In order to attach a claim for unpaid taxes under an alter ego theory, the IRS had to show the taxpayer (All Seasons) maintained a “property interest” in the debtor’s assets.[9] State and federal law had different tests for determining an alter ego property interest, and thus, a dispute arose as to which test to apply.[10] Two Supreme Court cases cited by the Eleventh Circuit, Aquilino v. United States and Drye v. United States, held that state law delineates property rights for tax lien purposes.[11] Aquilino stated “it has long been the rule that ‘in the application of a federal revenue act, state law controls in determining the legal interest which the taxpayer had in the property.”[12] Courts must balance the state’s interest in defining property rights and the federal government’s interest in a uniform administration of the federal revenue statutes.[13] Similarly, Drye held that the IRS may attach property liens, but state law determines what property or rights to property the taxpayer possesses.[14] Finally, the Eleventh Circuit noted that the other circuits all agreed that state law, and not federal common law, applied when deciding alter ego liability.[15] Therefore, the court applied the state law accordingly.[16]

In United States v. Kimbell Foods, Inc.,[17] the Supreme Court presented the analysis for determining when state or federal common law applies.[18] Courts must assess (1) the need for a uniform national law; (2) whether state law would frustrate federal objectives; and (3) the extent federal common law would frustrate commercial expectations within the state.[19] For example, the Third Circuit applied federal common law in cases falling under section 541(d) of the Bankruptcy Code[20] and the Natural Gas Act,[21] which placed some price controls on natural gas prices.[22] That court noted that Congress intended to use the Natural Gas Act to supersede private contracts and ensure pipelines charge reasonable rates, and thus, a nationwide law was necessary in order to carry out the Natural Gas Act.[23]

While the Internal Revenue Code may also justify a use of a national program, the circuit courts have unanimously excluded the Kimbell Foods test when the IRS is seeking to attach a lien under an alter ego theory.[24]  The Eleventh Circuit’s decision indicates the IRS will be able to attach liens in bankruptcy proceedings, but will be bound by state law if it wishes to do so under an alter ego theory. Petitioners and creditors will have to look to state law to see if the IRS can intervene for unpaid taxes of an alter ego.

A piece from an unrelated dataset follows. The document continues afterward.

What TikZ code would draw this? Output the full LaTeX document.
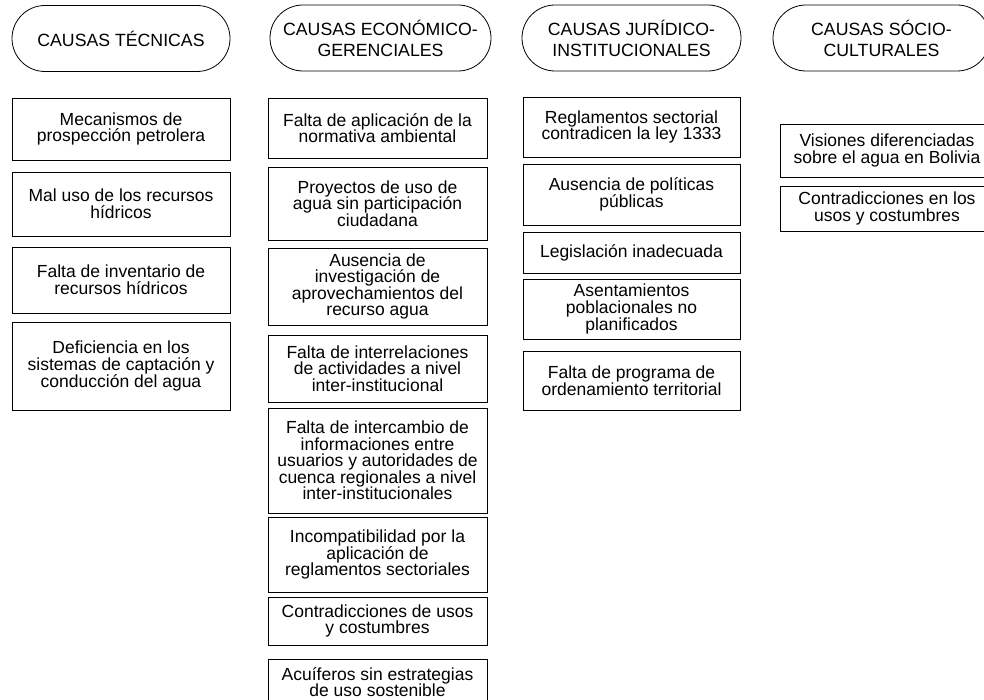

[1] 605 F.3d 856 (11th Cir. 2010).

[2] Id. at 858.

[3] Id.

[4] Id. at 858–59.

[5] Id. at 859.

[6] Id.

[7] Id.

[8] Id. at 856.

[9] Id. at 861. The Eleventh Circuit put the problem thus: “[d]espite being titled in [the debtor’s] name, does the Campground belong to [the taxpayer] or does [the taxpayer] have rights to the Campground?” Id.

[10] Id.

[11] SeeDrye v. United States, 528 U.S. 49, 52 (1999); see also Aquilino v. United States, 363 U.S. 509, 512–13 (1960) (“[I]t has long been the rule that ‘in the application of a federal revenue act, state law controls in determining the nature of the legal interest which the taxpayer had in the property sought to be reached by the statute.”); see also United States v. Craft, 535 U.S. 274, 278 (2002) (“The federal tax lien statute itself “creates no property rights but merely attaches consequences, federally defined, to rights created under state law.” (quoting United States v. Bess, 357 U.S. 51, 55 (1958))).

[12] Aquilino, 363 U.S. at 513.

[13] Id. at 514.

[14] See Drye, 528 U.S. at 57.

[15] See Old West Annuity, 605 F.3d at 862.

[16] See id. Because the federal government did not dispute the district court’s specific application of the state law theory to the facts, the Eleventh Circuit did not re-examine it. Id.

[17] 440 U.S. 715 (1979).

[18] See generally id.

[19] See id. at 727–28.

[20] 11 U.S.C. § 541(d) (2006) (governing the use of trusts for property in which the debtor has no equitable interest).

[21] 15 U.S.C. § 717 (2006).

[22] See In re Columbia Gas Sys., Inc., 997 F.2d 1039, 1055 (3d Cir. 1993).

[23] See id.

[24] See, e.g., United States v. Scherping, 187 F.3d 796, 801–02 (8th Cir. 1999); Floyd v. I.R.S., 151F.3d 1295, 1298–99 (10th Cir. 1998); Towe Antique Ford Found. v. I.R.S., 999 F.2d 1387, 1391 (9th Cir. 1993).